Worst of slowdown may be over for Philippines—Capital Economics
Local economy is showing tentative signs of recovery following the sharp deceleration, as manufacturing activity returned to growth in December and government infrastructure spending resumed.
In a report, Capital Economics economists Gareth Leather, senior Asia economist, and Jason Tuvey, deputy chief emerging markets (EM) economist, said the marginal expansion in the manufacturing sector suggests the worst of the recent downturn may have passed.
The London-based think tank noted that the Purchasing Managers’ Index rebounded at the end of the year, aided by the government restarting key projects that had been stalled by a sweeping corruption investigation.

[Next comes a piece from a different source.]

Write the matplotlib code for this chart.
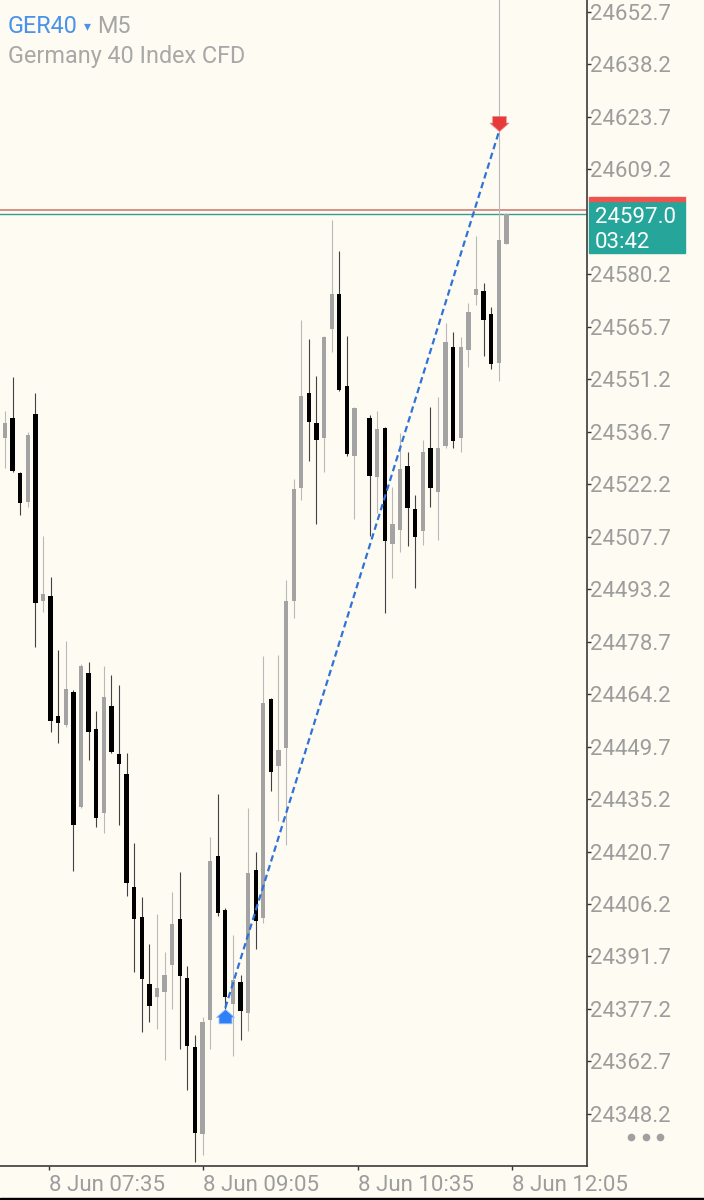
import numpy as np
import matplotlib
matplotlib.use("Agg")
import matplotlib.pyplot as plt
from matplotlib.patches import Rectangle
from matplotlib.lines import Line2D

plt.rcParams['font.family'] = ['Roboto', 'DejaVu Sans']

# GER40 M5 candles (bar 47 is not visible)
opens = [24534.9, 24540.6, 24525.4, 24517.4, 24541.5, 24490.0, 24491.4, 24458.2, 24455.7, 24464.7,
         24433.1, 24470.0, 24454.6, 24431.3, 24461.0, 24447.6, 24442.2, 24411.0, 24402.5, 24384.1,
         24380.5, 24382.0, 24389.4, 24402.0, 24385.7, 24366.6, 24342.6, 24374.2, 24419.5, 24404.6,
         24378.6, 24384.6, 24376.0, 24415.6, 24402.3, 24462.8, 24444.2, 24449.3, 24490.0, 24521.1,
         24547.3, 24539.2, 24535.1, 24565.1, 24574.8, 24549.2, 24530.1, np.nan, 24540.4, 24524.3,
         24537.7, 24505.7, 24509.6, 24527.3, 24515.3, 24509.2, 24532.3, 24520.1, 24532.8, 24560.1,
         24534.9, 24559.3, 24574.6, 24575.6, 24569.1, 24555.8, 24588.7]
highs = [24542.3, 24551.9, 24525.6, 24536.5, 24547.3, 24507.9, 24496.5, 24476.4, 24479.0, 24465.4,
         24472.5, 24473.0, 24459.6, 24472.0, 24469.5, 24466.6, 24448.0, 24423.0, 24408.1, 24395.1,
         24403.5, 24392.9, 24409.6, 24415.0, 24389.1, 24370.0, 24374.9, 24424.7, 24436.6, 24405.0,
         24397.7, 24386.6, 24432.7, 24420.7, 24474.8, 24463.0, 24475.0, 24495.8, 24523.7, 24567.6,
         24562.3, 24552.1, 24563.2, 24595.2, 24586.7, 24563.2, 24543.4, np.nan, 24541.4, 24542.3,
         24538.0, 24521.5, 24536.3, 24531.2, 24519.2, 24534.4, 24543.4, 24546.3, 24566.7, 24564.2,
         24562.8, 24572.2, 24590.8, 24577.8, 24571.1, 24665.0, 24597.2]
lows = [24526.6, 24525.5, 24513.7, 24516.0, 24477.2, 24487.0, 24453.8, 24450.6, 24455.2, 24415.2,
        24432.6, 24446.0, 24427.6, 24425.8, 24447.8, 24428.1, 24408.3, 24387.5, 24370.8, 24373.6,
        24371.6, 24363.1, 24377.1, 24366.1, 24354.8, 24335.0, 24336.9, 24366.1, 24403.0, 24377.0,
        24364.2, 24368.7, 24371.2, 24393.7, 24400.9, 24437.3, 24429.0, 24422.5, 24485.2, 24517.7,
        24528.7, 24511.2, 24525.7, 24558.6, 24548.0, 24530.0, 24512.5, np.nan, 24507.9, 24514.2,
        24486.6, 24496.2, 24503.6, 24505.0, 24493.5, 24505.3, 24515.9, 24506.9, 24532.3, 24532.1,
        24531.2, 24554.5, 24571.7, 24557.5, 24554.0, 24550.8, 24588.7]
closes = [24539.2, 24525.9, 24517.0, 24535.8, 24489.3, 24491.9, 24456.9, 24456.3, 24465.6, 24427.9,
          24472.1, 24453.8, 24429.9, 24463.5, 24448.3, 24444.8, 24412.0, 24402.0, 24385.4, 24377.9,
          24383.0, 24386.6, 24400.7, 24386.4, 24367.0, 24343.0, 24373.6, 24418.1, 24403.7, 24380.5,
          24385.2, 24376.5, 24414.7, 24401.4, 24461.8, 24442.8, 24448.8, 24489.8, 24520.8, 24546.7,
          24539.5, 24534.4, 24563.0, 24574.7, 24548.1, 24530.6, 24543.2, np.nan, 24524.5, 24537.4,
          24506.6, 24511.2, 24526.3, 24515.6, 24507.7, 24531.2, 24521.2, 24532.1, 24561.4, 24534.2,
          24560.1, 24569.8, 24576.2, 24567.7, 24555.4, 24589.6, 24597.0]

ask = 24598.0
bid = 24597.0
countdown = "03:42"

buy_bar, buy_price = 29, 24377.5
sell_bar, sell_price = 65, 24619.5

ytick_vals = [24652.7, 24638.2, 24623.7, 24609.2, 24580.2, 24565.7, 24551.2, 24536.7,
              24522.2, 24507.7, 24493.2, 24478.7, 24464.2, 24449.7, 24435.2, 24420.7,
              24406.2, 24391.7, 24377.2, 24362.7, 24348.2]
xtick_bars = [5.73, 26.06, 46.45, 66.78]
xtick_labels = ['8 Jun 07:35', '8 Jun 09:05', '8 Jun 10:35', '8 Jun 12:05']

W, H = 704, 1200
BG = '#fdfbf2'
GREY_TXT = '#9d9d9d'

fig = plt.figure(figsize=(W / 100, H / 100), dpi=100, facecolor=BG)
ax = fig.add_axes([0, 1 - 1166 / H, 587 / W, 1166 / H])
ax.set_facecolor(BG)

o = np.array(opens)
h = np.array(highs)
l = np.array(lows)
c = np.array(closes)
idx = np.arange(len(o))
ok = ~np.isnan(o)
up = ok & (c >= o)
down = ok & (c < o)

for mask, body_col, wick_col in [(up, '#a3a3a3', '#b9b9b9'), (down, '#000000', '#424242')]:
    ax.vlines(idx[mask], l[mask], h[mask], color=wick_col, lw=0.8, zorder=2)
    ax.bar(idx[mask], np.maximum(np.abs(c - o)[mask], 0.5), bottom=np.minimum(o, c)[mask],
           width=0.57, color=body_col, linewidth=0, zorder=3)

# bid / ask lines
ax.axhline(ask, color='#c9776f', lw=1.1, zorder=1)
ax.axhline(bid, color='#3a9d8f', lw=1.0, zorder=1)

# trade: buy -> sell
ax.plot([buy_bar, sell_bar], [buy_price, sell_price], color='#2f72d8', lw=1.6,
        ls=(0, (2.9, 1.7)), zorder=4)
up_arrow = [(0, -0.1), (1, -1.0), (0.72, -1.0), (0.72, -1.7), (-0.72, -1.7), (-0.72, -1.0), (-1, -1.0), (0, -0.1)]
down_arrow = [(x, -y) for x, y in up_arrow]
ax.plot(buy_bar, buy_price, marker=up_arrow, ms=22, color='#2f80f7', mec='#9cc3ff', mew=0.6, zorder=5)
ax.plot(sell_bar, sell_price, marker=down_arrow, ms=23, color='#e53b3b', mec='#f08080', mew=0.5, zorder=5)

ax.set_xlim(-0.658, 76.61)
ax.set_ylim(24333.8, 24656.0)

ax.yaxis.tick_right()
ax.set_yticks(ytick_vals)
ax.set_yticklabels([f'{v:.1f}' for v in ytick_vals])
ax.tick_params(axis='y', labelcolor=GREY_TXT, labelsize=16, length=3, width=1,
               color='#333333', pad=-0.5)
ax.set_xticks(xtick_bars)
ax.set_xticklabels(xtick_labels)
for lab in ax.get_xticklabels():
    lab.set_ha('left')
ax.tick_params(axis='x', labelcolor=GREY_TXT, labelsize=16, length=3, width=1,
               color='#333333', pad=3.5)

for s in ['top', 'left']:
    ax.spines[s].set_visible(False)
for s in ['right', 'bottom']:
    ax.spines[s].set_color('#3a3a3a')
    ax.spines[s].set_linewidth(1.2)

# header
fig.text(8 / W, 1 - 33.3 / H, 'GER40', color='#4a93ea', fontsize=16.8, va='baseline')
fig.text(84 / W, 1 - 30.5 / H, '\u25be', color='#4a93ea', fontsize=10, va='baseline',
         family=['DejaVu Sans'])
fig.text(97 / W, 1 - 33.3 / H, 'M5', color='#a6a6a6', fontsize=16.8, va='baseline')
fig.text(8 / W, 1 - 62.7 / H, 'Germany 40 Index CFD', color='#a8a8a8', fontsize=16.8, va='baseline')

# current price box
fig.add_artist(Rectangle((589 / W, 1 - 252.7 / H), 96 / W, 52 / H, transform=fig.transFigure,
                         color='#26a69a', zorder=5))
fig.add_artist(Rectangle((589 / W, 1 - 200.7 / H), 96 / W, 3.4 / H, transform=fig.transFigure,
                         color='#ef5350', zorder=5))
fig.text(595 / W, 1 - 222.7 / H, f'{bid:.1f}', color='white', fontsize=16, va='baseline', zorder=6)
fig.text(595 / W, 1 - 247.7 / H, countdown, color='white', fontsize=16, va='baseline', zorder=6)

# menu dots and bottom strip
fig.add_artist(Line2D([631 / W, 646 / W, 660 / W], [1 - 1137 / H] * 3, transform=fig.transFigure,
                      marker='o', ms=4.5, ls='none', color='#a0a0a0'))
fig.add_artist(Rectangle((0, 0), 1, 2.5 / H, transform=fig.transFigure, color='black', zorder=5))

fig.savefig('out.png', dpi=100, facecolor=BG)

However, they also added that while the outlook is improving, the recovery remains fragile. The firm is forecasting gross domestic product (GDP) growth of 4.5 percent for 2026—a figure that sits well below the market consensus—before a projected acceleration in 2027. Inflation is expected to settle around three percent this year.
Weak economic activity and cooling price pressures prompted the Bangko Sentral ng Pilipinas (BSP) to reduce interest rates in December.

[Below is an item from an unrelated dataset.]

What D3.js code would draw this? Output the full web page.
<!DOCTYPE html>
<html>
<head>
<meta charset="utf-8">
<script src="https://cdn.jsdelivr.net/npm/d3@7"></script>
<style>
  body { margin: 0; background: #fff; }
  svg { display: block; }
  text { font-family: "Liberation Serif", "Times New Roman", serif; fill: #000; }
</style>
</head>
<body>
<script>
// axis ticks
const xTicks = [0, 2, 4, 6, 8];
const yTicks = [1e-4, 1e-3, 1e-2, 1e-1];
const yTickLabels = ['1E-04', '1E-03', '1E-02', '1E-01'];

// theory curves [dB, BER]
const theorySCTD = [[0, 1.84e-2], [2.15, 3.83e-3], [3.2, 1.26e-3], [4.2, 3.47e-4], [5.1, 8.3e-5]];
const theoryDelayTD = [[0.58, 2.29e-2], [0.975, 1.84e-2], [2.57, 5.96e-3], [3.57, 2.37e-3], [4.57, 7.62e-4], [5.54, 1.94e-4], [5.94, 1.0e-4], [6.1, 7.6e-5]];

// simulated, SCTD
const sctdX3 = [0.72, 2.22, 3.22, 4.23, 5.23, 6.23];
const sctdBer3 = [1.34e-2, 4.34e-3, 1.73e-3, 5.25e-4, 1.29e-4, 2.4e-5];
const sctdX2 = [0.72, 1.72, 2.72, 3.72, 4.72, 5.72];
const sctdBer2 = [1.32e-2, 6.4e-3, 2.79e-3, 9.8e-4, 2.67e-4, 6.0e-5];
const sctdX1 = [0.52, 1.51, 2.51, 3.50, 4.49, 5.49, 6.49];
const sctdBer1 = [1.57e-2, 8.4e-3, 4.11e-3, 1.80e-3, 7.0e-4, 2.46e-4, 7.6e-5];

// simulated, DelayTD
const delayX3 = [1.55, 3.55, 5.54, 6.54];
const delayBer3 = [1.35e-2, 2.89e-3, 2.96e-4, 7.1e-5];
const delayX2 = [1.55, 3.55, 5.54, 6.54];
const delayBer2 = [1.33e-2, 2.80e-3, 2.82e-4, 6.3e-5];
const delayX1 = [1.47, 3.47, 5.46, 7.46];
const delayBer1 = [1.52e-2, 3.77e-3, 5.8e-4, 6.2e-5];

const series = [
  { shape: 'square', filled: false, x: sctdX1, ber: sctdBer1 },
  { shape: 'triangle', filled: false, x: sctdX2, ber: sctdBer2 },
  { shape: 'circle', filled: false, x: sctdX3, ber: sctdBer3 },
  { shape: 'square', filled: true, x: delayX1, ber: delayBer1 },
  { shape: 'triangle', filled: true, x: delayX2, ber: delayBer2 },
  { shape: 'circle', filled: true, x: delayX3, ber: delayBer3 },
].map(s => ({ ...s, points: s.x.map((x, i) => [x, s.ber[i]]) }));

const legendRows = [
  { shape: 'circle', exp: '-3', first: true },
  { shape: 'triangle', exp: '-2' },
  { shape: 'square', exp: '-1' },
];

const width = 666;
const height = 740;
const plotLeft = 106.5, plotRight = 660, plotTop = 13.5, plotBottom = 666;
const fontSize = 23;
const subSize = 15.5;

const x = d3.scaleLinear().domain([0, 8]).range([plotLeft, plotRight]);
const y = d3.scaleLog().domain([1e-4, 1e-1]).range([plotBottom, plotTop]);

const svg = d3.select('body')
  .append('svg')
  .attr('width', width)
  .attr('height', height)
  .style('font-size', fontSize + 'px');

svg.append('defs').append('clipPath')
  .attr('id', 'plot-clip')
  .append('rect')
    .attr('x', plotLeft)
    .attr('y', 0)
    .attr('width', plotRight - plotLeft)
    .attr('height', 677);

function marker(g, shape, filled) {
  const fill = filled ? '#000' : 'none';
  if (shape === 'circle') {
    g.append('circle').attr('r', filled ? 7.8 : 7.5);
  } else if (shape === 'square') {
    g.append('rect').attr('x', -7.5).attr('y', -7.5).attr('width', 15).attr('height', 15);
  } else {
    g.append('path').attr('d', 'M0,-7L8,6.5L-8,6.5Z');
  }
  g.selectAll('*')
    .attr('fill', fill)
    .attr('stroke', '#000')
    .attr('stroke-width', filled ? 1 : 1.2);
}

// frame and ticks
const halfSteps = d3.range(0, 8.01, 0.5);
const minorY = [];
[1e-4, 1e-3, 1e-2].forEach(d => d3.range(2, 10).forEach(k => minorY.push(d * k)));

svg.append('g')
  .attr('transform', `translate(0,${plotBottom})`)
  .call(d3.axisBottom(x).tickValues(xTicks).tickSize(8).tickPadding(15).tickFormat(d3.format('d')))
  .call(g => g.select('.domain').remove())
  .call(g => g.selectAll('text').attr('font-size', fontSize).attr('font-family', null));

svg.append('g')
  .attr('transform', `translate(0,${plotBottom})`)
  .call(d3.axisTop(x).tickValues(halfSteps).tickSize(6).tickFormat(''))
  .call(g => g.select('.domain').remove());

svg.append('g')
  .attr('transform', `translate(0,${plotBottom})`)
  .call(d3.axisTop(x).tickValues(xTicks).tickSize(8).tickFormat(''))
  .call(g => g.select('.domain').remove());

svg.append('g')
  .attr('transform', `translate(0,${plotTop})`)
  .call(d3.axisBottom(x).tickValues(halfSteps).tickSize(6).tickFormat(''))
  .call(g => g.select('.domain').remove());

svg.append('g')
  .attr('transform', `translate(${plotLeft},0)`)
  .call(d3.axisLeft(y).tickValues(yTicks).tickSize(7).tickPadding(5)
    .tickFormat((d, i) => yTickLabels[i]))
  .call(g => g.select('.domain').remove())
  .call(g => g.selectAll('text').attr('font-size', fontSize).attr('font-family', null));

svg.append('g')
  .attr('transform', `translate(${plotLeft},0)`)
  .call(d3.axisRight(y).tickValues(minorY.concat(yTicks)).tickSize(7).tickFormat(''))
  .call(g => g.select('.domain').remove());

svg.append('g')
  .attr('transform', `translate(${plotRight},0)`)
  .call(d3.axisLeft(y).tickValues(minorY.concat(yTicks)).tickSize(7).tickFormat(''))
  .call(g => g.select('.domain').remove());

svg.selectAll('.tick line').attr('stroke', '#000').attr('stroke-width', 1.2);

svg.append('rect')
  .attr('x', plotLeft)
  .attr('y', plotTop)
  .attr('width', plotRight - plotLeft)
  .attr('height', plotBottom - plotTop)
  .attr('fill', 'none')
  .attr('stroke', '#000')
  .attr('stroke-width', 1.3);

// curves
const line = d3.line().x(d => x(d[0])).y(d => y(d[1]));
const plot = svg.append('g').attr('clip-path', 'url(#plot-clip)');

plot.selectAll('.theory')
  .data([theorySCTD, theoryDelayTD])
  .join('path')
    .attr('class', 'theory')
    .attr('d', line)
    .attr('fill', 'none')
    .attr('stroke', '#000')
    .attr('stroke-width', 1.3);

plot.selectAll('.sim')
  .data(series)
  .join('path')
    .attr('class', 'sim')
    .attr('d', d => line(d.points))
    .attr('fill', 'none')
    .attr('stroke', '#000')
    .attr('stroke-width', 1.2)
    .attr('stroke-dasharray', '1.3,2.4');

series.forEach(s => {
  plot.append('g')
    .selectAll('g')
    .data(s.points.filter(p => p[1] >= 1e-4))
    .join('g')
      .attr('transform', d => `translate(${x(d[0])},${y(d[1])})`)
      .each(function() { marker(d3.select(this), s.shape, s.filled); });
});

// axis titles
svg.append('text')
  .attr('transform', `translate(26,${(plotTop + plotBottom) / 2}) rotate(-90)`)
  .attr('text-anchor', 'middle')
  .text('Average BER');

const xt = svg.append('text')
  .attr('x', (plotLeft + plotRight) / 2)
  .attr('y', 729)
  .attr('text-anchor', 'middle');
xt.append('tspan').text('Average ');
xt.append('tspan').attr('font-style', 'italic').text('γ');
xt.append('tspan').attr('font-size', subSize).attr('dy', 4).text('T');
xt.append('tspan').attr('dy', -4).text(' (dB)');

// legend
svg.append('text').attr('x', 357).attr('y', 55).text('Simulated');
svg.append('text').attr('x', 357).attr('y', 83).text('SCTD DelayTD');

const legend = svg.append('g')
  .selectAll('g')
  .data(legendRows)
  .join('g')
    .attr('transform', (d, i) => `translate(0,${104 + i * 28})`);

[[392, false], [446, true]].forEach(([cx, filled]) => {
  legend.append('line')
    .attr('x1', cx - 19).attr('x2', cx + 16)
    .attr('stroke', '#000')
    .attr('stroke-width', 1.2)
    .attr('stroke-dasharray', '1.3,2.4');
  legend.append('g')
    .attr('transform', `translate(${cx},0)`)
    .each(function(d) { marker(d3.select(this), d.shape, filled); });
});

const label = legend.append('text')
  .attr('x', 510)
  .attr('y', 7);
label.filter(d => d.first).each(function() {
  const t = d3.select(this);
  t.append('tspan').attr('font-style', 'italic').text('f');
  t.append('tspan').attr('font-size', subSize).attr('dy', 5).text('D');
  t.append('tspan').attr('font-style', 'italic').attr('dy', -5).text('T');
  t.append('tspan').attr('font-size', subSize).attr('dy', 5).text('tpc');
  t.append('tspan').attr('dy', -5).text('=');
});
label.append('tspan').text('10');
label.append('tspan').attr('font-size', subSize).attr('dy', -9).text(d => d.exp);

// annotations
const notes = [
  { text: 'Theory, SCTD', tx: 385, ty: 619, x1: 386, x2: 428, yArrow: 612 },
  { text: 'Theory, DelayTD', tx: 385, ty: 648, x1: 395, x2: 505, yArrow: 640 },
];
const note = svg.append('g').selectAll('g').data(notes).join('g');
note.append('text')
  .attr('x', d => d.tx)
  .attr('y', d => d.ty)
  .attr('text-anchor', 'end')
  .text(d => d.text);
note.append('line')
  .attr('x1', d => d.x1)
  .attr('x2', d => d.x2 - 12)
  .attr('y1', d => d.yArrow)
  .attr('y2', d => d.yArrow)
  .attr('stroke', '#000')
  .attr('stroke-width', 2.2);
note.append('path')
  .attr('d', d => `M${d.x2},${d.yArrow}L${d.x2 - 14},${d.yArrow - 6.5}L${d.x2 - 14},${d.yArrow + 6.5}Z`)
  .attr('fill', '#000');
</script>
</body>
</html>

Capital Economics expects further easing in 2026, aligning the Philippines with regional peers like South Korea, Thailand, and Indonesia, though most central banks in the region are nearing the end of their loosening cycles.
The manufacturing sector’s performance provides a much-needed reprieve. Data from S&P Global showed the manufacturing PMI rose to 50.2 in December from 47.4 in November. While the reading is only slightly above the 50-point threshold that separates expansion from contraction, it represents the first improvement in operating conditions since August.

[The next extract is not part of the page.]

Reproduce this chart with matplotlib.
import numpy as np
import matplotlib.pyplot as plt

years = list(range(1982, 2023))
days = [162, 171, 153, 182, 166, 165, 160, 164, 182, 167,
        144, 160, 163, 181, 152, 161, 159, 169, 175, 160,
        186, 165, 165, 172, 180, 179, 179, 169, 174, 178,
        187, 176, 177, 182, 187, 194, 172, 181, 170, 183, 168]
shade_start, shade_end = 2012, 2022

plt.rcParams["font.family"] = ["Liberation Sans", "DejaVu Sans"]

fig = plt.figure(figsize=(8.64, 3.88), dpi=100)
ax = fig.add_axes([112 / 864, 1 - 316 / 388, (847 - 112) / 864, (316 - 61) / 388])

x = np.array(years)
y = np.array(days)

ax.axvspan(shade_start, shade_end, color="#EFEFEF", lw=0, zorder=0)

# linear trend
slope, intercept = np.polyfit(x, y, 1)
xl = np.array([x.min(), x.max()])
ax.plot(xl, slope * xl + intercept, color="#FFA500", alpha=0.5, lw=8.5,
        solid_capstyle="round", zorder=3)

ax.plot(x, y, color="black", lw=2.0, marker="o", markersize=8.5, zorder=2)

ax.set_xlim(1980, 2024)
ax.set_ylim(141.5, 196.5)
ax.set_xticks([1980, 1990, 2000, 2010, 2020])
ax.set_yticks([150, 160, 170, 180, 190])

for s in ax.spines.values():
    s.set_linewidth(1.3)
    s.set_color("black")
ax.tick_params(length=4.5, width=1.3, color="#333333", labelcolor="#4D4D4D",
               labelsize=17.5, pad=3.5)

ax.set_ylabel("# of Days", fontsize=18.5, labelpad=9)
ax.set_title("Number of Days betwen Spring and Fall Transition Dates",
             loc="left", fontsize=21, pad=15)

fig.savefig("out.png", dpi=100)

However, a massive corruption scandal involving billion-peso flood-control projects continues to cast a shadow over the archipelago’s fiscal health. Capital Economics noted that the scandal led to significant delays in infrastructure projects, dragging fourth-quarter GDP growth down to just three percent
The Philippine Statistics Authority confirmed last week that the economy expanded by 4.4 percent for the full year 2025, the weakest performance since the height of the Covid-19 pandemic.
The three percent growth recorded in the final three months of 2025 matched levels last seen during the global slowdowns of 2009 and 2011.
Political and economic uncertainty has also weighed on the currency as the peso hit a record low earlier this month, falling to ₱59.46 per dollar on Jan. 15, according to data from the Bankers Association of the Philippines.
The currency has since recovered some losses but remains sensitive to the ongoing investigation into public works spending and shifting global investor sentiment.